Exercise material

----------------

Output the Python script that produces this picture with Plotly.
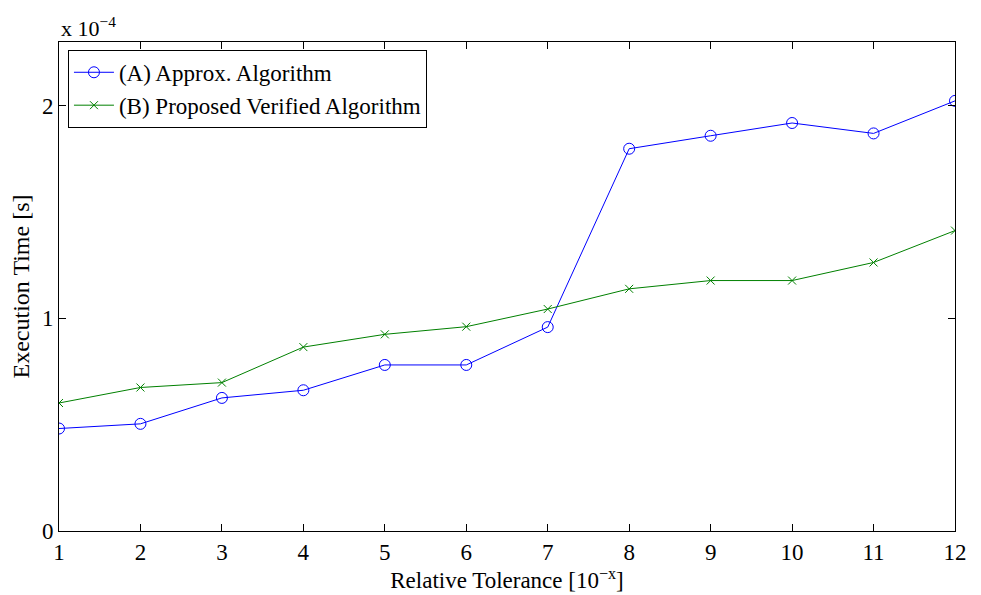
import plotly.graph_objects as go

tolerance = list(range(1, 13))
approx_time = [0.482e-4, 0.504e-4, 0.626e-4, 0.662e-4, 0.781e-4, 0.781e-4,
               0.959e-4, 1.798e-4, 1.859e-4, 1.919e-4, 1.870e-4, 2.023e-4]
verified_time = [0.602e-4, 0.675e-4, 0.698e-4, 0.865e-4, 0.925e-4, 0.961e-4,
                 1.044e-4, 1.139e-4, 1.178e-4, 1.178e-4, 1.263e-4, 1.413e-4]
ytick_vals = [0, 1e-4, 2e-4]
ytick_text = ["0", "1", "2"]

FONT = "Liberation Serif, Times New Roman, serif"

fig = go.Figure()
fig.add_trace(go.Scatter(
    x=tolerance, y=approx_time, mode="lines+markers",
    name="(A) Approx. Algorithm",
    line=dict(color="#0000FF", width=1),
    marker=dict(symbol="circle-open", size=11, color="#0000FF", line=dict(width=1)),
))
fig.add_trace(go.Scatter(
    x=tolerance, y=verified_time, mode="lines+markers",
    name="(B) Proposed Verified Algorithm",
    line=dict(color="#008000", width=1),
    marker=dict(symbol="x-thin-open", size=8, color="#008000", line=dict(width=1, color="#008000")),
))

axis_common = dict(
    showgrid=False, zeroline=False, showline=True, linecolor="black", linewidth=1,
    mirror="ticks", ticks="inside", ticklen=7, tickcolor="black",
    tickfont=dict(family=FONT, size=23, color="black"),
    automargin=False,
)

fig.update_layout(
    width=981, height=595,
    margin=dict(l=51, r=34, t=34, b=72),
    paper_bgcolor="white", plot_bgcolor="white",
    font=dict(family=FONT, color="black"),
    showlegend=True,
    legend=dict(
        x=0.01, y=0.984, xanchor="left", yanchor="top",
        bgcolor="white", bordercolor="black", borderwidth=1,
        font=dict(family=FONT, size=23, color="black"),
        tracegroupgap=0, itemwidth=40,
    ),
    xaxis=dict(
        range=[1, 12], tickvals=tolerance,
        title=dict(text="Relative Tolerance [10<sup>−x</sup>]", font=dict(family=FONT, size=23), standoff=4),
        **axis_common,
    ),
    yaxis=dict(
        range=[0, 2.3e-4], tickvals=ytick_vals, ticktext=ytick_text,
        title=dict(text="Execution Time [s]", font=dict(family=FONT, size=24), standoff=10),
        **axis_common,
    ),
)

fig.add_annotation(
    text="x 10<sup>−4</sup>", xref="paper", yref="paper", x=0, y=1.0,
    xanchor="left", yanchor="bottom", showarrow=False, yshift=-1,
    font=dict(family=FONT, size=22, color="black"),
)

fig.write_html("out.html")
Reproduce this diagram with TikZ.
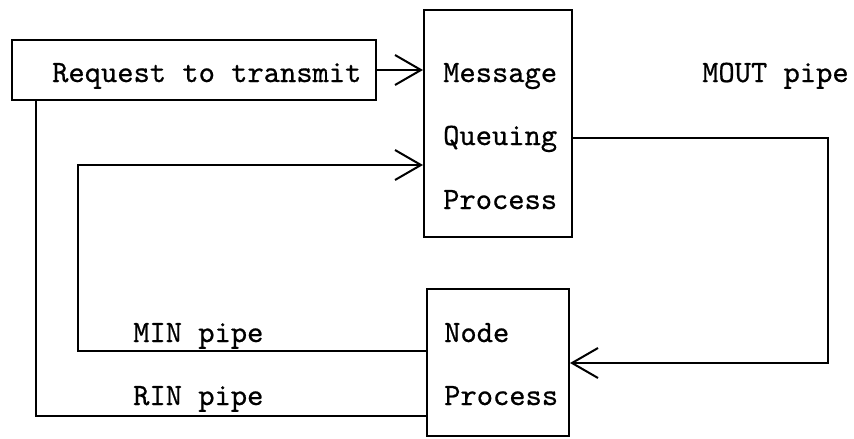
\documentclass[tikz,border=0pt]{standalone}
\usepackage{fontspec}
\setmonofont{lmmono10-regular.otf}[FakeBold=0.6]
\usetikzlibrary{arrows.meta,calc}
\begin{document}
\begin{tikzpicture}[x=1pt,y=-1pt,
  every node/.style={font=\ttfamily\fontsize{31}{36}\selectfont},
  box/.style={draw,line width=2pt,inner sep=0pt,rectangle},
  label/.style={inner sep=0pt,anchor=base west},
  wire/.style={line width=1.8pt},
  arr/.style={wire,-{Straight Barb[length=26pt,width=30pt,line width=2pt]}}]
\useasboundingbox (0,0) rectangle (854,439);
% process boxes
\node[box,minimum width=364pt,minimum height=60pt] (req) at (194,70) {};
\node[box,minimum width=148pt,minimum height=227pt] (mqp) at (498,123.5) {};
\node[box,minimum width=142pt,minimum height=147pt] (np) at (498,362) {};
% box captions
\node[label] (reqt) at (52,82) {Request to transmit};
\node[label] (mqp1) at (443,82) {Message};
\node[label] (mqp2) at (443,145) {Queuing};
\node[label] (mqp3) at (443,209) {Process};
\node[label] (np1) at (444,342) {Node};
\node[label] (np2) at (444,405) {Process};
% pipe names
\node[label] (mout) at (702,82) {MOUT pipe};
\node[label] (min) at (133,342) {MIN pipe};
\node[label] (rin) at (133,405) {RIN pipe};
% connectors
\coordinate (c1) at (828,138);
\coordinate (c2) at (78,351);
\coordinate (c3) at (36,416);
\draw[arr] (req.east) -- (req.east -| mqp.west);
\draw[arr] (mqp.east |- c1) -- (c1) |- ($(np.east)+(0,1)$);
\draw[arr] (np.west |- c2) -- (c2) |- (mqp.west |- 0,165);
\draw[wire] (np.west |- c3) -- (c3) -- (c3 |- req.south);
\end{tikzpicture}
\end{document}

----------------

Exercise
Restate the records above in full, word for word. Keep pictures out.

Response for this exercise
Output the Python script that produces this picture with Plotly.
import plotly.graph_objects as go

tolerance = list(range(1, 13))
approx_time = [0.482e-4, 0.504e-4, 0.626e-4, 0.662e-4, 0.781e-4, 0.781e-4,
               0.959e-4, 1.798e-4, 1.859e-4, 1.919e-4, 1.870e-4, 2.023e-4]
verified_time = [0.602e-4, 0.675e-4, 0.698e-4, 0.865e-4, 0.925e-4, 0.961e-4,
                 1.044e-4, 1.139e-4, 1.178e-4, 1.178e-4, 1.263e-4, 1.413e-4]
ytick_vals = [0, 1e-4, 2e-4]
ytick_text = ["0", "1", "2"]

FONT = "Liberation Serif, Times New Roman, serif"

fig = go.Figure()
fig.add_trace(go.Scatter(
    x=tolerance, y=approx_time, mode="lines+markers",
    name="(A) Approx. Algorithm",
    line=dict(color="#0000FF", width=1),
    marker=dict(symbol="circle-open", size=11, color="#0000FF", line=dict(width=1)),
))
fig.add_trace(go.Scatter(
    x=tolerance, y=verified_time, mode="lines+markers",
    name="(B) Proposed Verified Algorithm",
    line=dict(color="#008000", width=1),
    marker=dict(symbol="x-thin-open", size=8, color="#008000", line=dict(width=1, color="#008000")),
))

axis_common = dict(
    showgrid=False, zeroline=False, showline=True, linecolor="black", linewidth=1,
    mirror="ticks", ticks="inside", ticklen=7, tickcolor="black",
    tickfont=dict(family=FONT, size=23, color="black"),
    automargin=False,
)

fig.update_layout(
    width=981, height=595,
    margin=dict(l=51, r=34, t=34, b=72),
    paper_bgcolor="white", plot_bgcolor="white",
    font=dict(family=FONT, color="black"),
    showlegend=True,
    legend=dict(
        x=0.01, y=0.984, xanchor="left", yanchor="top",
        bgcolor="white", bordercolor="black", borderwidth=1,
        font=dict(family=FONT, size=23, color="black"),
        tracegroupgap=0, itemwidth=40,
    ),
    xaxis=dict(
        range=[1, 12], tickvals=tolerance,
        title=dict(text="Relative Tolerance [10<sup>−x</sup>]", font=dict(family=FONT, size=23), standoff=4),
        **axis_common,
    ),
    yaxis=dict(
        range=[0, 2.3e-4], tickvals=ytick_vals, ticktext=ytick_text,
        title=dict(text="Execution Time [s]", font=dict(family=FONT, size=24), standoff=10),
        **axis_common,
    ),
)

fig.add_annotation(
    text="x 10<sup>−4</sup>", xref="paper", yref="paper", x=0, y=1.0,
    xanchor="left", yanchor="bottom", showarrow=False, yshift=-1,
    font=dict(family=FONT, size=22, color="black"),
)

fig.write_html("out.html")
Reproduce this diagram with TikZ.
\documentclass[tikz,border=0pt]{standalone}
\usepackage{fontspec}
\setmonofont{lmmono10-regular.otf}[FakeBold=0.6]
\usetikzlibrary{arrows.meta,calc}
\begin{document}
\begin{tikzpicture}[x=1pt,y=-1pt,
  every node/.style={font=\ttfamily\fontsize{31}{36}\selectfont},
  box/.style={draw,line width=2pt,inner sep=0pt,rectangle},
  label/.style={inner sep=0pt,anchor=base west},
  wire/.style={line width=1.8pt},
  arr/.style={wire,-{Straight Barb[length=26pt,width=30pt,line width=2pt]}}]
\useasboundingbox (0,0) rectangle (854,439);
% process boxes
\node[box,minimum width=364pt,minimum height=60pt] (req) at (194,70) {};
\node[box,minimum width=148pt,minimum height=227pt] (mqp) at (498,123.5) {};
\node[box,minimum width=142pt,minimum height=147pt] (np) at (498,362) {};
% box captions
\node[label] (reqt) at (52,82) {Request to transmit};
\node[label] (mqp1) at (443,82) {Message};
\node[label] (mqp2) at (443,145) {Queuing};
\node[label] (mqp3) at (443,209) {Process};
\node[label] (np1) at (444,342) {Node};
\node[label] (np2) at (444,405) {Process};
% pipe names
\node[label] (mout) at (702,82) {MOUT pipe};
\node[label] (min) at (133,342) {MIN pipe};
\node[label] (rin) at (133,405) {RIN pipe};
% connectors
\coordinate (c1) at (828,138);
\coordinate (c2) at (78,351);
\coordinate (c3) at (36,416);
\draw[arr] (req.east) -- (req.east -| mqp.west);
\draw[arr] (mqp.east |- c1) -- (c1) |- ($(np.east)+(0,1)$);
\draw[arr] (np.west |- c2) -- (c2) |- (mqp.west |- 0,165);
\draw[wire] (np.west |- c3) -- (c3) -- (c3 |- req.south);
\end{tikzpicture}
\end{document}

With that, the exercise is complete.